Chorgestühl – Nachträge, Besonderheiten, Zusammenhänge

Eine der beeindruckendsten Darstellungen des Chorgestühls ist der Kopf eines Mädchens, der zur Hälfte skelettiert ist (einem Totenkopf gleicht).


Das Leben und Sterben, das Diesseitige und Jenseitige wird im Chorgestühl auf verschiedenartige Weise thematisiert. Der Kopf des Mädchens bezieht sich auf die Wunderwirkung Jesus: Jesus wird zu einem Mädchen gerufen, welches offensichtlich schon tot war. Die Trauer war groß. Jesus besänftigte: „Sie ist nicht tot, sie schläft nur.“ Er wurde ausgelacht. Jesus aber wandte sich dem Mädchen zu und sprach: „Talita kum“ – übersetzt: Mädchen, ich sage Dir – steht auf! Da stand das Mädchen von der Stelle auf.

In der gleichen Reihe des Chorgestühls ist ein kleines Kind dargestellt, in gekrümmter Haltung, als würde es erdrückt werden oder tot sei. Offensichtlich weist hier der Kunstschreiner auf die hohe Kindersterblichkeit der damaligen Zeit hin.

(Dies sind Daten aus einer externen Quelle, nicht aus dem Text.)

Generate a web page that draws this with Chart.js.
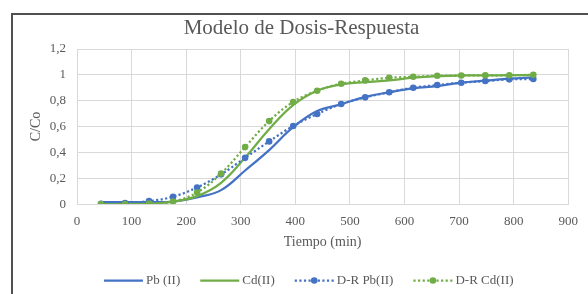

Es sei hier auch noch auf die Misericordien hingewiesen. Chorgestühle wurden seit dem Hochmittelalter mit Misericordien, mit Klappsitzen versehen, die sich hoben, wenn ihr Benutzer aufstand. Sie waren als Stütze für lange Stehzeiten gedacht. Ursprünglich waren sie wohl nur für ältere, kranke oder geschwächte Mönche oder Chorherren gedacht. – Der Begriff stammt vom lateinischen Wort misericordia = „Barmherzigkeit“.
Oft genug klapperten diese Sitze laut und vernehmlich, wenn sie beim Aufstehen der Mönche klappten – zum Verdruss der Andächtigen: „Halt die Klappe!“ Dieser Spruch leitet sich genau daraus ab. – Für die meisten Besucher, Betrachter des Chorgestühls bleiben die Darstellungen unter den Misericordien verborgen. Ein vorsichtiger Blick darunter lohnt sich.

Hier noch Gedanken, welche auf Zusammenhänge im Chorgestühl hinweisen:

Mit den vier Heiligen (Hl. Barbara, Hl. Katharina, Hl. Margarete und Hl. Maria) war der Erschaffer des Chorgestühls auf der Höhe seiner Zeit. Diese vier Heiligen waren damals die wichtigsten. Sie bilden im Chorgestühl ein Viereck: Vorne zwei links und rechts. Ebenso zwei hinten, dem Hochaltar zu. Somit rahmen sie das gesamte Gestühl ein.
Die Hl. Maria (auch die zweite Eva genannt) steht in unmittelbarer Nähe zum Baum der Erkenntnis mit Eva, welche den Adam verführt.

Der Greif schaut von der anderen Seite des Gestühls mit Argusaugen hinüber zur Darstellung des Baumes. Gemeint ist der Baum des Lebens, welcher im Paradies durch Menschen nicht auch noch zu Schaden kommen soll.

Wie im Einzelnen ja schon darauf aufmerksam gemacht wurde, stehen sich im Chorgestühl zwei Welten gegenüber: Die Welt des Lichtes, des Glaubens und der Heiligen – Die Welt des Dunklen, der Verführung, des Satans (des Bösen). Dazwischen steht der Mensch mit seinen Zweifeln und unterschiedlichen Bedürfnissen. Im späten Mittelalter dominierte eine einfach Weltsicht: das Gute und das Böse, das Helle und das Dunkle, eine Polarisierung, wie man sie auch im Märchen kennt. Wenn man in die heutige Zeit schaut, dann merkt man, dass diese Polarisierung nach wie vor wirkt. Die befreienden Gedanken von Jesus wollen deshalb umso mehr verstanden werden. Sie geben uns auch heute noch Orientierung und Zuversicht ohne eingeengt zu sein.

Hans Kern war aber noch auf anderer Weise sehr aktuell. Er brachte die neuen Strömungen der Renaissance zum Ausdruck. Gemeint sind die zwei Darstellungen des Bauers und seiner Frau. Hier wird das aufbrechende, vermehrte Selbstbewusstsein des Volkes hervorgehoben. Die zwei Darstellungen sind bewusst dem Volke zugewandt.
Ebenfalls zum neuen Selbstbewusstsein gehörte im ausgehenden Mittelalter die Darstellung der Schaffenden, der Künstler: Im Gegensatz zu dem Bauern mit seiner Frau platziert sich Hans Kühn mit seiner Werkstatt dem Hochaltar zugewandt. Die Nähe zum Geistlichen, zum Göttlichen wird hier gesucht.